How is your OH built? Are you running OpenHab in a VM? Is your ZUI docker image running on the same system as OH? Are you running any parts of your setup on a Pi?
it’s quite a lot to learn and figure out: Docker, ZUI, MQTT, and likely the migration of the zwave controller stick (to something more modern 7/800 series). Then you get to start working on the OH side of things.
mstormi so you’re the one!
Thank you for your work on Openhabian. It really makes OH more accessible.
We’d all love enough time to become expert in everything, but your work makes OH accessible where it might not otherwise be. I know you already know this, but I say it again just in case you don’t hear it enough.
and it requires quite some prerequisite knowledge.
+1
Does anyone have knowldege of the resource cost of the environment, and/or the marginal resource cost of the container compared to bare-metal?
Prior to installing ZUI, I was on using openHABian images for OH. I installed docker on top of that for ZUI because it was the recommended approach. My original notes from Sep 2023 (somewhat dated now) are here. I’m not an expert but didn’t find it that hard.
Today I have completely moved over to docker based setup. My Zwave network is split. I have a OH-test/ZUI system on Rpi4 - 2gb and a production OH/ZUI system on Rpi5 - 4GB. Both were started with a Rpi ‘lite’ image on an SD card and then I installed docker using the apt repository. The OH docker documents are here and here. (the last site shows 31K pulls in the last week, so I don’t think it is that rare - if that is accurate). However, I agree it can be a little confusing since there are so many options. There is also at least one forum tutorial here.
On my systems the Rpi4 average 1-5% CPU and the programs (Docker, OH5.0M2 and ZUI) use .75 out of 1.8 GB. On the Rpi5 CPU runs between 1-10% (when the IP camera binding is recording).
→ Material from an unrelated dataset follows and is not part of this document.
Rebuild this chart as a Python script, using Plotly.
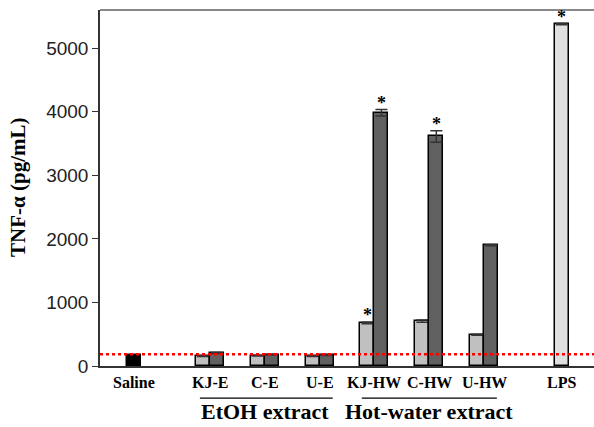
import plotly.graph_objects as go

# ---- data ----
extract_labels = ["KJ-E", "C-E", "U-E", "KJ-HW", "C-HW", "U-HW"]
low_dose = [157, 162, 157, 676, 707, 492]
high_dose = [205, 178, 173, 3983, 3611, 1898]
low_err = [6, 6, 6, 12, 18, 8]
high_err = [8, 6, 6, 50, 90, 8]
low_sig = [False, False, False, True, False, False]
high_sig = [False, False, False, True, True, False]
saline_label = "Saline"
saline_value = 168
lps_label = "LPS"
lps_value = 5377
lps_err = 10
lps_sig = True
baseline_value = 185
group_labels = ["EtOH extract", "Hot-water extract"]
y_ticks = [0, 1000, 2000, 3000, 4000, 5000]

# ---- layout positions (x axis units) ----
pos_ext = [2, 3, 4, 5, 6, 7]
pos_saline = 0.62
pos_lps = 8.41
bw = 0.255
serif = "Liberation Serif, Times New Roman, serif"
sans = "Liberation Sans, Arial, sans-serif"

fig = go.Figure()
line_style = dict(color="#000000", width=1.5)
err_style = dict(type="data", thickness=1.5, width=6, color="#333333")

fig.add_trace(go.Bar(x=[pos_saline], y=[saline_value], width=[bw],
                     marker=dict(color="#000000", line=line_style), showlegend=False))
fig.add_trace(go.Bar(x=[p - bw / 2 for p in pos_ext], y=low_dose, width=bw,
                     marker=dict(color="#c0c0c0", line=line_style),
                     error_y=dict(array=low_err, **err_style), showlegend=False))
fig.add_trace(go.Bar(x=[p + bw / 2 for p in pos_ext], y=high_dose, width=bw,
                     marker=dict(color="#606060", line=line_style),
                     error_y=dict(array=high_err, **err_style), showlegend=False))
fig.add_trace(go.Bar(x=[pos_lps], y=[lps_value], width=[bw],
                     marker=dict(color="#e0e0e0", line=line_style),
                     error_y=dict(array=[lps_err], **err_style), showlegend=False))

# asterisks
stars = []
for p, v, e, s in zip(pos_ext, low_dose, low_err, low_sig):
    if s:
        stars.append((p - bw / 2, v + e))
for p, v, e, s in zip(pos_ext, high_dose, high_err, high_sig):
    if s:
        stars.append((p + bw / 2, v + e))
if lps_sig:
    stars.append((pos_lps, lps_value + lps_err))
annotations = []
for sx, sy in stars:
    annotations.append(dict(x=sx, y=sy, xref="x", yref="y", text="<b>*</b>",
                            showarrow=False, yanchor="bottom", yshift=-5,
                            font=dict(family=serif, size=18, color="#000")))

# category labels
cat_pos = [pos_saline] + pos_ext + [pos_lps]
cat_text = [saline_label] + extract_labels + [lps_label]
for p, t in zip(cat_pos, cat_text):
    annotations.append(dict(x=p, y=-0.047, xref="x", yref="paper", yanchor="middle",
                            text="<b>" + t + "</b>", showarrow=False,
                            font=dict(family=serif, size=16, color="#000")))

# group labels
group_centers = [3, 6]
group_spans = [(1.82, 4.24), (4.77, 7.23)]
for lab, c in zip(group_labels, group_centers):
    annotations.append(dict(x=c, y=-0.127, xref="x", yref="paper", yanchor="middle",
                            text="<b>" + lab + "</b>", showarrow=False,
                            font=dict(family=serif, size=22, color="#000")))
# y title
annotations.append(dict(x=0, y=0.5, xref="paper", yref="paper", xshift=-82,
                        xanchor="center", yanchor="middle",
                        text="<b>TNF-α (pg/mL)</b>", textangle=-90, showarrow=False,
                        font=dict(family=serif, size=21, color="#000")))

shapes = [dict(type="line", xref="x", yref="y", x0=0, x1=9, y0=baseline_value,
               y1=baseline_value, line=dict(color="#ff0000", width=2.5, dash="dot")),
          dict(type="line", xref="paper", yref="paper", x0=0, x1=1, y0=1, y1=1,
               line=dict(color="#888888", width=2))]
for a, b in group_spans:
    shapes.append(dict(type="line", xref="x", yref="paper", x0=a, x1=b, y0=-0.09, y1=-0.09,
                       line=dict(color="#000", width=1.2)))

fig.update_layout(
    width=594, height=427,
    margin=dict(l=100, r=0, t=10, b=61),
    plot_bgcolor="white", paper_bgcolor="white",
    bargap=0, annotations=annotations, shapes=shapes,
    xaxis=dict(range=[0, 9], showgrid=False, zeroline=False, showticklabels=False,
               ticks="", showline=True, linecolor="#333", linewidth=1.5),
    yaxis=dict(range=[0, 5600], showgrid=False, zeroline=False,
               tickvals=y_ticks, ticks="outside", ticklen=6, tickcolor="#333",
               showline=True, linecolor="#333", linewidth=1.5,
               tickfont=dict(family=sans, size=19, color="#222")),
)

fig.write_html("out.html", config={"displayModeBar": False},
               post_script="document.body.style.margin='0';")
The programs (Docker, OH5.0M2, ZUI, MQTT and MySQL) use 1.7 GB out of 3.95. Unrelated to your questions, I did have to figure out Samba without the aid of openHABian and I used a RPi clone application to transfer the SD card contents to SSD’s.
Thanks for your kind words. A rarity to hear indeed.
There’s no exact figures but it uses quite a lot more RAM.
That’s dangerous on memory restrained systems like Raspberries and even some NUCs where RAM already is the #1 limiting factor and troublemaker for many users (forget about CPU usage, that’s negligible).
Docker adds additional layers of complexity, too, port mapping and such. And it sucks up RAM.
That’s unnecessary and may be acceptable in some VM setup but it does not make sense at all on a bare metal machine which is already dedicated to your openHAB home automation.
What’s the overwhelming benefit you get in exchange when you do that, particularly so as it means to also lose openHABian?
Reading the ZUI install docs, Docker is just one of several options and for sure not the one I’d recommend if I don’t already have a Docker setup going.
On my RPI4 with 8 GBytes of RAM running openhabian, I decided to install zwave-js-ui using snap. I am not sure this is optimal but I must say that I never had a problem with this installation. It works like a charm and the update is easy through the command “snap refresh”. Hope it helps.
Anyone to aim for an openHABian contribution should be using Debian standards (snap is Ubuntu). So as there’s already a nodejs install routine, the npm based method should be used.